• [PROBLEM REQUIREMENTS] Return exactly, and only, the lines from the one holding "Emit a web page that matches this image, drawn with D3.js." through the one holding "var yTicks = [4, 8, 12, 16, 20];", both included; the pictures stay out.

....

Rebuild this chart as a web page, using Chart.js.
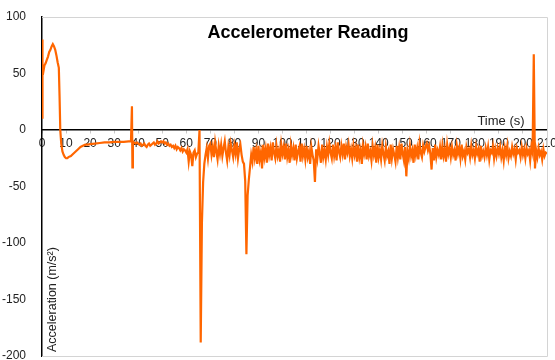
<!DOCTYPE html>
<html>
<head>
<meta charset="utf-8">
<script src="https://cdn.jsdelivr.net/npm/chart.js@4.4.1/dist/chart.umd.min.js"></script>
<style>
  html, body { margin: 0; padding: 0; background: #fff; }
  #wrap { width: 555px; height: 360px; }
</style>
</head>
<body>
<div id="wrap"><canvas id="chart" width="555" height="360"></canvas></div>
<script>
// start-up part of the recording, irregular times (s) and acceleration (m/s²)
const earlyTimes = [0, 0.1, 0.3, 0.6, 1, 1.5, 2, 2.5, 3, 3.5, 4, 4.5, 5, 5.5, 6, 6.5, 7, 7.3, 7.6, 8,
    8.5, 9, 9.5, 10, 10.5, 11, 12, 13, 14, 15, 16, 17, 18, 19, 20, 22, 24, 26, 28, 30,
    32, 34, 36, 37, 37.4, 37.6, 37.8, 38.2, 39, 39.5];
const earlyAccel = [11, 80, 54, 52, 57, 59, 62, 65, 69, 71, 74, 76, 74, 71, 66, 60, 55, 30, 0, -12,
    -19, -22, -24, -25, -25, -24, -23, -21, -19, -17, -15, -14, -13, -13, -12.5, -12, -11.5, -11, -11, -10.5,
    -10.5, -10.5, -10, -10, 21, -33, -10, -11, -12, -11];

// rest of the recording, one sample every 0.5 s from 40 s
const sampleStart = 40;
const sampleStep = 0.5;
const sampleAccel = [
    -12, -13, -12, -14, -13, -12, -14, -15, -13, -12, -14, -13, -12, -11, -13, -12, -10, -12, -11, -10,
    -11, -10, -12, -11, -13, -12, -14, -13, -15, -14, -16, -14, -17, -15, -16, -18, -16, -19, -17, -18,
    -20, -17, -28, -19, -22, -32, -20, -18, -24, -21, -20, 0, -188, -82, -46, -30, -22, -16, -25, -14,
    -12, -22, -15, -24, -11, -19, -26, -14, -21, -13, -23, -16, -10, -20, -27, -15, -22, -12, -18, -24,
    -14, -21, -11, -25, -17, -13, -22, -28, -30, -45, -110, -58, -44, -33, -22, -28, -15, -25, -18, -30,
    -14, -26, -20, -34, -13, -24, -17, -29, -12, -22, -16, -27, -11, -20, -25, -14, -23, -18, -28, -13,
    -21, -15, -26, -12, -24, -18, -29, -14, -22, -16, -27, -13, -25, -19, -15, -28, -12, -23, -17, -26,
    -14, -24, -19, -30, -15, -22, -27, -46, -17, -25, -14, -21, -29, -13, -24, -18, -26, -15, -22, -12,
    -20, -25, -13, -23, -16, -27, -11, -19, -24, -14, -21, -12, -26, -15, -20, -13, -23, -17, -25, -14,
    -22, -16, -28, -13, -24, -18, -30, -14, -21, -15, -26, -12, -23, -19, -27, -14, -22, -16, -29, -13,
    -24, -18, -26, -14, -21, -27, -15, -23, -19, -30, -13, -25, -17, -22, -28, -14, -24, -16, -26, -12,
    -21, -27, -15, -41, -19, -25, -14, -23, -18, -29, -13, -22, -16, -26, -12, -20, -24, -14, -19, -15,
    -12, -18, -14, -21, -35, -16, -27, -13, -24, -18, -22, -15, -26, -14, -23, -17, -28, -13, -21, -16,
    -24, -15, -22, -18, -27, -14, -21, -16, -25, -13, -23, -19, -26, -15, -20, -17, -24, -14, -22, -18,
    -25, -15, -21, -17, -28, -14, -23, -19, -24, -16, -22, -15, -26, -18, -20, -14, -25, -17, -23, -16,
    -21, -15, -24, -18, -27, -16, -22, -14, -25, -19, -23, -15, -21, -17, -26, -16, -20, -18, -24, -15,
    -22, -17, -25, -16, -21, -18, -27, -15, -20, 67, -34, -18, -24, -16, -22, -19, -26, -17, -23, -20,
    -21
];

const yTicks = [-200, -150, -100, -50, 0, 50, 100];
const xTicks = [0, 10, 20, 30, 40, 50, 60, 70, 80, 90, 100, 110, 120, 130, 140, 150, 160, 170, 180, 190, 200, 210];

const FONT = "'Liberation Sans', Arial, sans-serif";
// wanted plot area, in canvas pixels
const AREA = { left: 42, top: 17, right: 547, bottom: 356 };

function build_points() {
    const pts = earlyTimes.map((t, i) => ({ x: t, y: earlyAccel[i] }));
    sampleAccel.forEach((v, i) => pts.push({ x: sampleStart + i * sampleStep, y: v }));
    return pts;
}

// no label overflow padding, so the layout padding alone sets the plot area
function no_overflow(s) {
    s.paddingLeft = 0;
    s.paddingRight = 0;
    s.paddingTop = 0;
    s.paddingBottom = 0;
}

// frame lines and the free-standing labels, like the Excel plot area
const decorations = {
    id: 'decorations',
    beforeDatasetsDraw(chart) {
        const { ctx, chartArea: a } = chart;
        ctx.save();
        ctx.lineWidth = 1;
        ctx.strokeStyle = '#d4d4d4';
        ctx.beginPath();
        ctx.moveTo(a.left, a.top + 0.5);
        ctx.lineTo(a.right + 0.5, a.top + 0.5);
        ctx.lineTo(a.right + 0.5, a.bottom + 0.5);
        ctx.lineTo(a.left, a.bottom + 0.5);
        ctx.stroke();
        ctx.restore();
    },
    afterDraw(chart) {
        const { ctx } = chart;
        ctx.save();
        ctx.fillStyle = '#000';
        ctx.textAlign = 'center';
        ctx.textBaseline = 'middle';
        ctx.font = 'bold 18px ' + FONT;
        ctx.fillText('Accelerometer Reading', 308, 33);

        ctx.fillStyle = '#222';
        ctx.font = '13px ' + FONT;
        ctx.fillText('Time (s)', 501, 121);

        ctx.translate(53, 352);
        ctx.rotate(-Math.PI / 2);
        ctx.textAlign = 'left';
        ctx.font = '12.5px ' + FONT;
        ctx.fillText('Acceleration (m/s²)', 0, 0);
        ctx.restore();
    }
};

const chart = new Chart(document.getElementById('chart'), {
    type: 'line',
    data: {
        datasets: [{
            data: build_points(),
            borderColor: '#FF6600',
            borderWidth: 2.2,
            pointRadius: 0,
            tension: 0,
            fill: false
        }]
    },
    options: {
        responsive: false,
        animation: false,
        layout: { padding: { top: AREA.top, right: 555 - AREA.right, bottom: 360 - AREA.bottom, left: 0 } },
        plugins: { legend: { display: false }, tooltip: { enabled: false } },
        scales: {
            x: {
                type: 'linear',
                min: 0,
                max: 210,
                position: { y: 0 },
                afterBuildTicks: s => { s.ticks = xTicks.map(v => ({ value: v })); },
                afterFit: s => { s.height = 0; no_overflow(s); },
                ticks: { color: '#222', font: { family: FONT, size: 12 }, padding: 3, maxRotation: 0, autoSkip: false },
                grid: { drawOnChartArea: false, tickLength: 3, color: '#c8c8c8' },
                border: { color: '#000', width: 1.5 }
            },
            y: {
                min: -200,
                max: 100,
                afterBuildTicks: s => { s.ticks = yTicks.map(v => ({ value: v })); },
                afterFit: s => { s.width = AREA.left; no_overflow(s); },
                ticks: { color: '#222', font: { family: FONT, size: 12 }, padding: 8 },
                grid: { display: false },
                border: { color: '#000', width: 1.5 }
            }
        }
    },
    plugins: [decorations]
});

// correct any space the layout still took, a couple of passes
for (let pass = 0; pass < 3; pass++) {
    const a = chart.chartArea;
    const pad = chart.options.layout.padding;
    const dt = AREA.top - a.top, db = a.bottom - AREA.bottom, dr = a.right - AREA.right;
    if (!dt && !db && !dr) break;
    pad.top += dt;
    pad.bottom += db;
    pad.right += dr;
    chart.update();
}
</script>
</body>
</html>
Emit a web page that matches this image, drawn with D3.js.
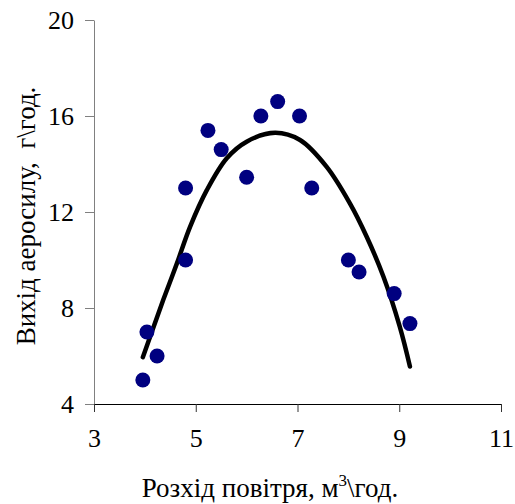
<!DOCTYPE html>
<html>
<head>
<meta charset="utf-8">
<script src="https://cdn.jsdelivr.net/npm/d3@7"></script>
<style>
  body { margin: 0; background: #fff; }
  text { font-family: "Liberation Serif", "Times New Roman", serif; fill: #000; }
</style>
</head>
<body>
<div class="chart"></div>
<script>
// measured points: air flow (m3/h) and aerosil output (g/h)
var flowX = [3.96, 4.04, 4.24, 4.80, 4.80, 5.24, 5.50, 6.00, 6.28, 6.61, 7.04, 7.28, 8.00, 8.21, 8.90, 9.21];
var outY  = [5.0, 7.0, 6.0, 10.0, 13.0, 15.4, 14.6, 13.45, 16.0, 16.6, 16.0, 13.0, 10.0, 9.5, 8.6, 7.35];

// trend line at several spots
var trendX = [3.96, 4.36, 4.63, 4.89, 5.22, 5.61, 6.00, 6.56, 7.05, 7.57, 8.03, 8.36, 8.69, 9.01, 9.21];
var trendY = [5.95, 8.33, 9.86, 11.39, 12.92, 14.24, 14.93, 15.30, 15.0, 13.89, 12.36, 10.97, 9.30, 7.22, 5.56];

var xTicks = [3, 5, 7, 9, 11];
var yTicks = [4, 8, 12, 16, 20];

var w = 515, h = 504;
// plot box (note: "top" is taken by window.top, so use other names)
var padL = 94, padT = 20, padR = 501, padB = 404;

var svg = d3.select(".chart").append("svg")
  .attr("width", w).attr("height", h);

var x = d3.scaleLinear().domain([3, 11]).range([padL, padR]);
var y = d3.scaleLinear().domain([4, 20]).range([padB, padT]);

// y axis (grey line, ticks to the left)
var gy = svg.append("g")
  .attr("transform", "translate(" + padL + ",0)")
  .call(d3.axisLeft(y).tickValues(yTicks).tickSize(9).tickPadding(11).tickSizeOuter(0));
gy.select(".domain").attr("stroke", "#808080");
gy.selectAll(".tick line").attr("stroke", "#808080");

// x axis
var gx = svg.append("g")
  .attr("transform", "translate(0," + padB + ")")
  .call(d3.axisBottom(x).tickValues(xTicks).tickSize(8).tickPadding(17).tickSizeOuter(0));
gx.select(".domain").attr("stroke", "#000");
gx.selectAll(".tick line").attr("stroke", "#333");

svg.selectAll(".tick text")
  .attr("font-family", "Liberation Serif")
  .attr("font-size", 26)
  .attr("fill", "#000");

// trend curve
var line = d3.line()
  .x(function(d) { return x(d[0]); })
  .y(function(d) { return y(d[1]); })
  .curve(d3.curveCatmullRom);

svg.append("path")
  .datum(d3.zip(trendX, trendY))
  .attr("d", line)
  .attr("fill", "none")
  .attr("stroke", "#000")
  .attr("stroke-width", 4.5)
  .attr("stroke-linecap", "round");

// points
svg.selectAll("circle")
  .data(d3.zip(flowX, outY))
  .enter()
  .append("circle")
  .attr("cx", function(d) { return x(d[0]); })
  .attr("cy", function(d) { return y(d[1]); })
  .attr("r", 7.5)
  .attr("fill", "#000080");

// axis titles
var xt = svg.append("text")
  .attr("x", 270).attr("y", 497)
  .attr("text-anchor", "middle")
  .attr("font-size", 27);
xt.append("tspan").text("Розхід повітря, м");
xt.append("tspan").attr("dy", -11).attr("font-size", 17).text("3");
xt.append("tspan").attr("dy", 11).text("\\год.");

svg.append("text")
  .attr("transform", "translate(35,216) rotate(-90)")
  .attr("text-anchor", "middle")
  .attr("font-size", 27)
  .attr("xml:space", "preserve")
  .text("Вихід аеросилу,  г\\год.");
</script>
</body>
</html>
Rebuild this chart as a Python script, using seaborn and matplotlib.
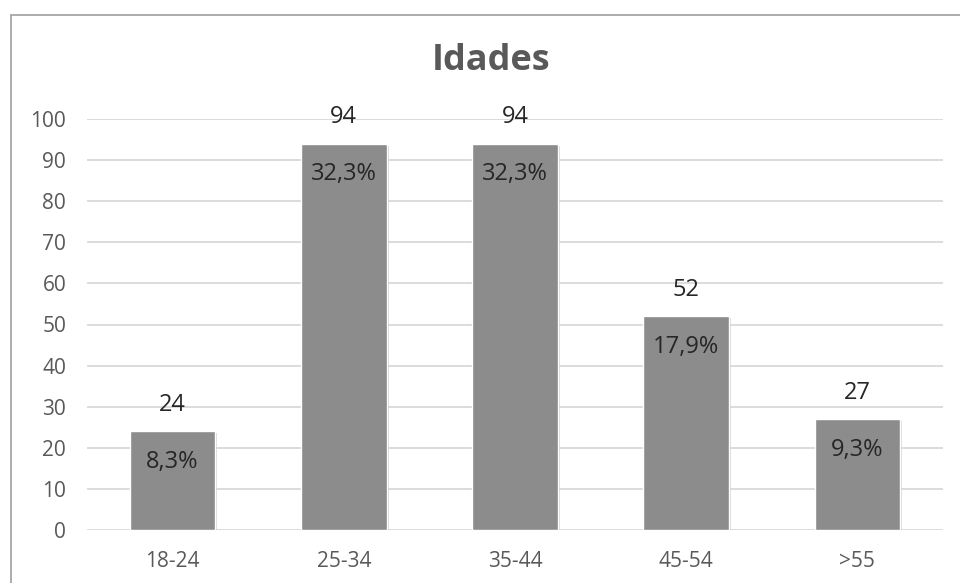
import matplotlib
matplotlib.use("Agg")
import matplotlib.pyplot as plt
import matplotlib.patheffects as pe
from matplotlib.lines import Line2D
import seaborn as sns
import pandas as pd

categories = ["18-24", "25-34", "35-44", "45-54", ">55"]
counts = [24, 94, 94, 52, 27]
percentages = [8.3, 32.3, 32.3, 17.9, 9.3]
y_ticks = [0, 10, 20, 30, 40, 50, 60, 70, 80, 90, 100]

sns.set_theme(style="white")
plt.rcParams["font.family"] = ["Open Sans", "DejaVu Sans"]

df = pd.DataFrame({"faixa": categories, "n": counts})

fig = plt.figure(figsize=(9.6, 5.83), dpi=100)
ax = fig.add_axes([87 / 960, 1 - 530 / 583, (943 - 87) / 960, (530 - 119) / 583])

BAR = "#8c8c8c"
GRID = "#d9d9d9"
TICK = "#595959"

sns.barplot(data=df, x="faixa", y="n", color=BAR, saturation=1, width=0.5, ax=ax, zorder=3)

for patch in ax.patches:
    patch.set_path_effects([pe.SimplePatchShadow(offset=(1.5, -1.5), shadow_rgbFace="#bfbfbf", alpha=0.6), pe.Normal()])

ax.set_ylim(0, 100)
ax.set_xlim(-0.5, len(categories) - 0.5)
ax.set_yticks(y_ticks)
ax.yaxis.grid(True, color=GRID, linewidth=1.3, zorder=0)
ax.set_axisbelow(True)
for s in ax.spines.values():
    s.set_visible(False)

ax.tick_params(axis="y", length=0, pad=15, labelsize=15, labelcolor=TICK)
ax.tick_params(axis="x", length=0, pad=15, labelsize=15, labelcolor=TICK)
ax.set_xlabel("")
ax.set_ylabel("")

for i, (c, p) in enumerate(zip(counts, percentages)):
    ax.annotate(f"{c}", (i, c), xytext=(0, 19), textcoords="offset points",
                ha="center", va="center", fontsize=17, color="#262626")
    ax.annotate(f"{p:.1f}%".replace(".", ","), (i, c), xytext=(0, -22), textcoords="offset points",
                ha="center", va="center", fontsize=17, color="#262626")

fig.text(491 / 960, 1 - 61 / 583, "Idades", ha="center", va="center",
         fontsize=26, fontweight="bold", color=TICK)

# chart frame: top and left edges
fx, fy = 11 / 960, 1 - 15 / 583
fig.add_artist(Line2D([fx, fx], [0, fy], color="#a6a6a6", linewidth=1.3))
fig.add_artist(Line2D([fx, 1], [fy, fy], color="#a6a6a6", linewidth=1.3))

fig.savefig("out.png", dpi=100, facecolor="white")
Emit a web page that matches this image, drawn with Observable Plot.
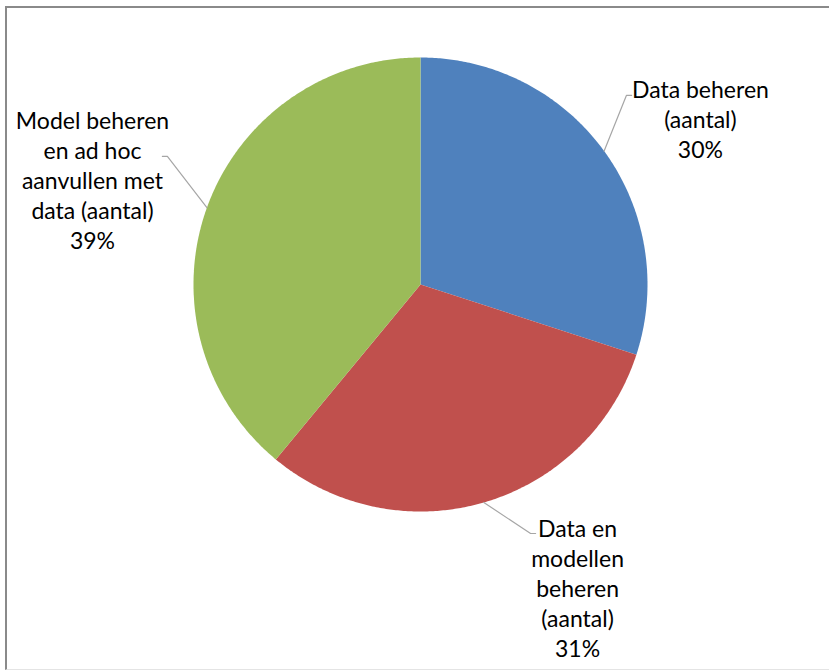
<!DOCTYPE html>
<html>
<head>
<meta charset="utf-8">
<script src="https://cdn.jsdelivr.net/npm/d3@7"></script>
<script src="https://cdn.jsdelivr.net/npm/@observablehq/plot@0.6"></script>
<style>
  html, body { margin: 0; padding: 0; background: #fff; }
  #wrap { position: relative; width: 829px; height: 670px; overflow: hidden; }
  #frame { position: absolute; left: 5px; top: 6px; width: 840px; height: 661px;
           border-left: 2px solid #8a8a8a; border-top: 2px solid #8a8a8a; border-bottom: 1px solid #e4e4e4; }
  #chart { position: absolute; left: 0; top: 0; }
</style>
</head>
<body>
<div id="wrap"><div id="frame"></div><div id="chart"></div></div>
<script>
// ---- data ----
const categories = ["Data beheren (aantal)", "Data en modellen beheren (aantal)", "Model beheren en ad hoc aanvullen met data (aantal)"];
const labelTexts = ["Data beheren\n(aantal)", "Data en\nmodellen\nbeheren\n(aantal)", "Model beheren\nen ad hoc\naanvullen met\ndata (aantal)"];
const values = [30, 31, 39];
const colors = ["#4F81BD", "#C0504D", "#9BBB59"];

// ---- layout constants (in pie-radius units) ----
const W = 829, H = 670, R = 227, CX = 420, CY = 284;
const labelPos = [[1.233, 0.732], [0.692, -1.335], [-1.445, 0.463]];
const elbow = [[0.907, 0.833, 0.930], [0.485, -1.097, 0.507], [-1.115, 0.564, -1.137]];

const pie = d3.pie().sort(null).value(d => d)(values);
const total = d3.sum(values);

// slice polygons from pie angles (clockwise from north, y up)
const slicePts = [];
pie.forEach((p, i) => {
  slicePts.push({cat: categories[i], x: 0, y: 0});
  const n = Math.max(2, Math.ceil((p.endAngle - p.startAngle) / (Math.PI / 360)));
  for (let k = 0; k <= n; k++) {
    const a = p.startAngle + (p.endAngle - p.startAngle) * k / n;
    slicePts.push({cat: categories[i], x: Math.sin(a), y: Math.cos(a)});
  }
});

// leader lines: from slice edge at mid-angle to elbow, then short horizontal
const leaders = [];
pie.forEach((p, i) => {
  const a = (p.startAngle + p.endAngle) / 2;
  leaders.push({cat: categories[i], x: Math.sin(a), y: Math.cos(a)});
  leaders.push({cat: categories[i], x: elbow[i][0], y: elbow[i][1]});
  leaders.push({cat: categories[i], x: elbow[i][2], y: elbow[i][1]});
});

const labels = pie.map((p, i) => ({
  cat: categories[i],
  x: labelPos[i][0], y: labelPos[i][1],
  text: labelTexts[i] + "\n" + Math.round(100 * values[i] / total) + "%"
}));

const chart = Plot.plot({
  width: W, height: H,
  margin: 0,
  x: {domain: [-CX / R, (W - CX) / R], range: [0, W], axis: null},
  y: {domain: [CY / R, -(H - CY) / R], range: [0, H], axis: null},
  color: {domain: categories, range: colors},
  style: {fontFamily: "Lato, 'Open Sans', sans-serif", background: "transparent"},
  marks: [
    Plot.line(slicePts, {x: "x", y: "y", z: "cat", fill: "cat", stroke: "none"}),
    Plot.line(leaders, {x: "x", y: "y", z: "cat", stroke: "#a6a6a6", strokeWidth: 1.2}),
    Plot.text(labels, {x: "x", y: "y", text: "text", fontSize: 23, lineHeight: 1.3,
                       textAnchor: "middle", lineAnchor: "middle", fill: "#000"})
  ]
});
document.getElementById("chart").appendChild(chart);
</script>
</body>
</html>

....

• [SOLUTION]
Emit a web page that matches this image, drawn with D3.js.
<!DOCTYPE html>
<html>
<head>
<meta charset="utf-8">
<script src="https://cdn.jsdelivr.net/npm/d3@7"></script>
<style>
  body { margin: 0; background: #fff; }
  text { font-family: "Liberation Serif", "Times New Roman", serif; fill: #000; }
</style>
</head>
<body>
<div class="chart"></div>
<script>
// measured points: air flow (m3/h) and aerosil output (g/h)
var flowX = [3.96, 4.04, 4.24, 4.80, 4.80, 5.24, 5.50, 6.00, 6.28, 6.61, 7.04, 7.28, 8.00, 8.21, 8.90, 9.21];
var outY  = [5.0, 7.0, 6.0, 10.0, 13.0, 15.4, 14.6, 13.45, 16.0, 16.6, 16.0, 13.0, 10.0, 9.5, 8.6, 7.35];

// trend line at several spots
var trendX = [3.96, 4.36, 4.63, 4.89, 5.22, 5.61, 6.00, 6.56, 7.05, 7.57, 8.03, 8.36, 8.69, 9.01, 9.21];
var trendY = [5.95, 8.33, 9.86, 11.39, 12.92, 14.24, 14.93, 15.30, 15.0, 13.89, 12.36, 10.97, 9.30, 7.22, 5.56];

var xTicks = [3, 5, 7, 9, 11];
var yTicks = [4, 8, 12, 16, 20];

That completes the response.